Reeves had long opposed the idea of changing the state symbol, which bears the Confederate battle flag at the top left corner, unless it was voted on by Mississippians. In 2001, voters in the state had just that chance, but they ultimately voted to keep the flag as it was designed.

The new legislation calls for the removal of the current flag within 15 days at government buildings and for a commission to design a new flag in which all Confederate symbols will be removed and the words "In God We Trust" must be used. The new design will be put to a public vote in November. If voters reject it, the commission will try again.

"By changing our flag, we don't abandon our founding principles," Republican Speaker Pro Tempore Jason White said on Saturday, according to The Washington Post. "We embrace them more fully by doing what is right. We're not moving further away from our Founding Fathers' visions. We're moving closer to them. We're not destroying our heritage; we're fulfilling it."

It comes as Confederate monuments of all kinds are being banned, removed and transformed across the nation after protests and demonstrations erupted in response to systemic racism against Black Americans. NASCAR banned the Confederate flag at all of its events, protesters toppled a statue of Confederate Gen.

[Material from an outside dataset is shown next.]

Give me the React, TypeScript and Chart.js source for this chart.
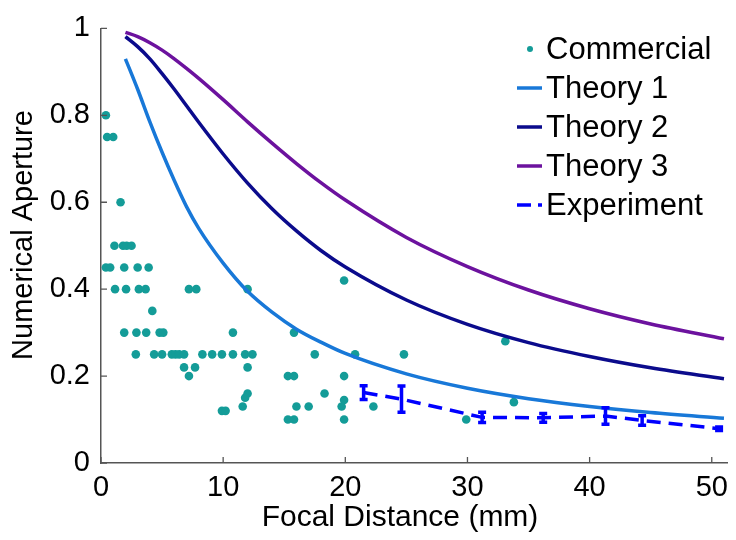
import React, { useEffect, useRef } from "react";
import { Chart, registerables } from "chart.js";

Chart.register(...registerables);

const FONT = '"Liberation Sans", Arial, Helvetica, sans-serif';

// Commercial lenses (focal distance mm, NA)
const commercialX = [
  0.4, 0.5, 1.0, 1.6,
  1.1, 1.8, 2.1, 2.5,
  0.4, 0.75, 1.9, 3.0, 3.9,
  1.15, 2.05, 3.1, 3.65, 7.2, 7.8, 12.0,
  4.2,
  1.9, 2.9, 3.7, 4.8, 5.1, 10.8,
  2.85, 4.35, 5.0, 5.8, 6.1, 6.4, 6.8, 8.3, 9.1, 9.9, 10.8, 11.8, 12.4,
  6.8, 7.7, 12.0,
  7.2,
  12.0, 11.8, 11.6,
  9.9, 10.2,
  19.9, 15.8, 17.5, 20.8, 24.8,
  15.3, 15.8, 19.9,
  18.3, 19.9,
  16.0, 17.0, 19.7, 22.3,
  15.3, 15.8, 19.9,
  33.1, 33.8, 29.9,
];
const commercialY = [
  0.8, 0.75, 0.75, 0.6,
  0.5, 0.5, 0.5, 0.5,
  0.45, 0.45, 0.45, 0.45, 0.45,
  0.4, 0.4, 0.4, 0.4, 0.4, 0.4, 0.4,
  0.35,
  0.3, 0.3, 0.3, 0.3, 0.3, 0.3,
  0.25, 0.25, 0.25, 0.25, 0.25, 0.25, 0.25, 0.25, 0.25, 0.25, 0.25, 0.25, 0.25,
  0.22, 0.22, 0.22,
  0.2,
  0.16, 0.15, 0.13,
  0.12, 0.12,
  0.42, 0.3, 0.25, 0.25, 0.25,
  0.2, 0.2, 0.2,
  0.16, 0.145,
  0.13, 0.13, 0.13, 0.13,
  0.1, 0.1, 0.1,
  0.28, 0.14, 0.1,
];

// Theory curves
const theoryX = [2, 3, 4, 5, 6, 7, 8, 10, 12, 14, 16, 18, 20, 25, 30, 35, 40, 45, 51];
const theory1 = [0.93, 0.86, 0.785, 0.715, 0.65, 0.59, 0.54, 0.46, 0.395, 0.347, 0.308, 0.278, 0.252, 0.205, 0.172, 0.148, 0.13, 0.116, 0.103];
const theory2 = [0.981, 0.958, 0.93, 0.896, 0.86, 0.822, 0.784, 0.711, 0.644, 0.585, 0.534, 0.489, 0.451, 0.375, 0.319, 0.277, 0.245, 0.219, 0.194];
const theory3 = [0.991, 0.981, 0.967, 0.95, 0.93, 0.908, 0.885, 0.836, 0.785, 0.736, 0.689, 0.645, 0.605, 0.519, 0.452, 0.398, 0.355, 0.32, 0.286];

// Experiment with error bars
const experimentX = [21.5, 24.6, 31.2, 36.2, 41.3, 44.3, 50.6];
const experimentY = [0.162, 0.147, 0.105, 0.104, 0.108, 0.098, 0.079];
const experimentErr = [0.016, 0.03, 0.012, 0.01, 0.019, 0.011, 0.004];

const xTicks = [0, 10, 20, 30, 40, 50];
const yTicks = [0, 0.2, 0.4, 0.6, 0.8, 1];
const legendLabels = ["Commercial", "Theory 1", "Theory 2", "Theory 3", "Experiment"];
const xTitle = "Focal Distance (mm)";
const yTitle = "Numerical Aperture";

const C_COMM = "#149c98";
const C_T1 = "#1878d8";
const C_T2 = "#0b0b8c";
const C_T3 = "#6c129e";
const C_EXP = "#0000ff";
const AXIS = "#555555";

const zip = (xs: number[], ys: number[]) => xs.map((x, i) => ({ x, y: ys[i] }));

const decorPlugin = {
  id: "decor",
  afterDatasetsDraw(chart: any) {
    const ctx = chart.ctx;
    const xs = chart.scales.x;
    const ys = chart.scales.y;
    ctx.save();
    ctx.strokeStyle = C_EXP;
    ctx.lineWidth = 3.5;
    ctx.setLineDash([]);
    experimentX.forEach((x, i) => {
      const px = xs.getPixelForValue(x);
      const top = ys.getPixelForValue(experimentY[i] + experimentErr[i]);
      const bot = ys.getPixelForValue(experimentY[i] - experimentErr[i]);
      ctx.beginPath();
      ctx.moveTo(px, top);
      ctx.lineTo(px, bot);
      ctx.moveTo(px - 4, top);
      ctx.lineTo(px + 4, top);
      ctx.moveTo(px - 4, bot);
      ctx.lineTo(px + 4, bot);
      ctx.stroke();
    });
    ctx.restore();
  },
  afterDraw(chart: any) {
    const ctx = chart.ctx;
    const xs = chart.scales.x;
    const ys = chart.scales.y;
    const { left, bottom } = chart.chartArea;
    ctx.save();
    // inward ticks
    ctx.strokeStyle = AXIS;
    ctx.lineWidth = 1.3;
    ctx.beginPath();
    xTicks.forEach((v) => {
      const px = xs.getPixelForValue(v);
      ctx.moveTo(px, bottom);
      ctx.lineTo(px, bottom - 6);
    });
    yTicks.forEach((v) => {
      const py = ys.getPixelForValue(v);
      ctx.moveTo(left, py);
      ctx.lineTo(left + 6, py);
    });
    ctx.stroke();

    // axis titles
    ctx.fillStyle = "#000";
    ctx.textAlign = "center";
    ctx.textBaseline = "middle";
    ctx.font = `30px ${FONT}`;
    ctx.fillText(xTitle, 400, 518);
    ctx.save();
    ctx.font = `29px ${FONT}`;
    ctx.translate(24, 235);
    ctx.rotate(-Math.PI / 2);
    ctx.fillText(yTitle, 0, 0);
    ctx.restore();

    // legend
    const colors = [C_COMM, C_T1, C_T2, C_T3, C_EXP];
    const lx0 = 517;
    const lx1 = 542;
    const tx = 546;
    ctx.textAlign = "left";
    ctx.font = `31px ${FONT}`;
    legendLabels.forEach((label, i) => {
      const y = 49 + i * 39;
      ctx.setLineDash([]);
      if (i === 0) {
        ctx.fillStyle = colors[i];
        ctx.beginPath();
        ctx.arc(530, y, 3, 0, Math.PI * 2);
        ctx.fill();
      } else if (i === 4) {
        ctx.strokeStyle = colors[i];
        ctx.lineWidth = 3.5;
        ctx.beginPath();
        ctx.moveTo(lx0, y);
        ctx.lineTo(lx0 + 14, y);
        ctx.moveTo(lx1 - 4, y);
        ctx.lineTo(lx1, y);
        ctx.stroke();
      } else {
        ctx.strokeStyle = colors[i];
        ctx.lineWidth = 3.5;
        ctx.beginPath();
        ctx.moveTo(lx0, y);
        ctx.lineTo(lx1, y);
        ctx.stroke();
      }
      ctx.fillStyle = "#000";
      ctx.fillText(label, tx, y + 1);
    });
    ctx.restore();
  },
};

export default function App() {
  const ref = useRef<HTMLCanvasElement | null>(null);

  useEffect(() => {
    if (!ref.current) return;
    const lineDs = (label: string, ys: number[], color: string, order: number) => ({
      label,
      data: zip(theoryX, ys),
      showLine: true,
      borderColor: color,
      backgroundColor: color,
      borderWidth: 3.5,
      pointRadius: 0,
      cubicInterpolationMode: "monotone" as const,
      order,
    });
    const chart = new Chart(ref.current, {
      type: "scatter",
      data: {
        datasets: [
          {
            label: legendLabels[0],
            data: zip(commercialX, commercialY),
            showLine: false,
            pointRadius: 4.3,
            pointBackgroundColor: C_COMM,
            pointBorderWidth: 0,
            backgroundColor: C_COMM,
            borderColor: C_COMM,
            order: 5,
          },
          lineDs(legendLabels[1], theory1, C_T1, 4),
          lineDs(legendLabels[2], theory2, C_T2, 3),
          lineDs(legendLabels[3], theory3, C_T3, 2),
          {
            label: legendLabels[4],
            data: zip(experimentX, experimentY),
            showLine: true,
            borderColor: C_EXP,
            backgroundColor: C_EXP,
            borderWidth: 3.5,
            borderDash: [14, 8],
            pointRadius: 0,
            tension: 0,
            order: 1,
          },
        ],
      },
      options: {
        animation: false,
        responsive: false,
        devicePixelRatio: 1,
        layout: { padding: { top: 22, right: 3, left: 0, bottom: 0 } },
        plugins: {
          legend: { display: false },
          tooltip: { enabled: false },
        },
        scales: {
          x: {
            type: "linear",
            min: 0,
            max: 51.25,
            afterFit: (s: any) => {
              s.height = 77;
            },
            grid: { display: false, drawTicks: false },
            border: { display: true, color: AXIS, width: 1.5 },
            ticks: {
              stepSize: 10,
              includeBounds: false,
              autoSkip: false,
              maxRotation: 0,
              padding: 8,
              color: "#000",
              font: { family: FONT, size: 29 },
            },
          },
          y: {
            type: "linear",
            min: 0,
            max: 1,
            afterFit: (s: any) => {
              s.width = 101;
            },
            grid: { display: false, drawTicks: false },
            border: { display: true, color: AXIS, width: 1.5 },
            ticks: {
              stepSize: 0.2,
              autoSkip: false,
              padding: 11,
              color: "#000",
              font: { family: FONT, size: 29 },
              callback: (v: any) => String(+Number(v).toFixed(1)),
            },
          },
        },
      },
      plugins: [decorPlugin],
    });
    return () => chart.destroy();
  }, []);

  return (
    <div style={{ position: "absolute", left: 0, top: 0, width: 736, height: 540, background: "#fff" }}>
      <canvas ref={ref} width={736} height={540} />
    </div>
  );
}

Albert Pike in Washington, D.C., artists and demonstrators transformed a Confederate monument in Richmond, Va., and members of Congress have proposed renaming Army installations with Confederate names and removing Confederate symbols.

"We should not be under any illusion that a vote in the Capitol is the end of what must be done — the job before us is to bring the state together and I intend to work night and day to do it," Reeves wrote on Facebook on Saturday.

"It will be harder than recovering from tornadoes, harder than historic floods, harder than agency corruption, or prison riots or the coming hurricane season — even harder than battling the Coronavirus."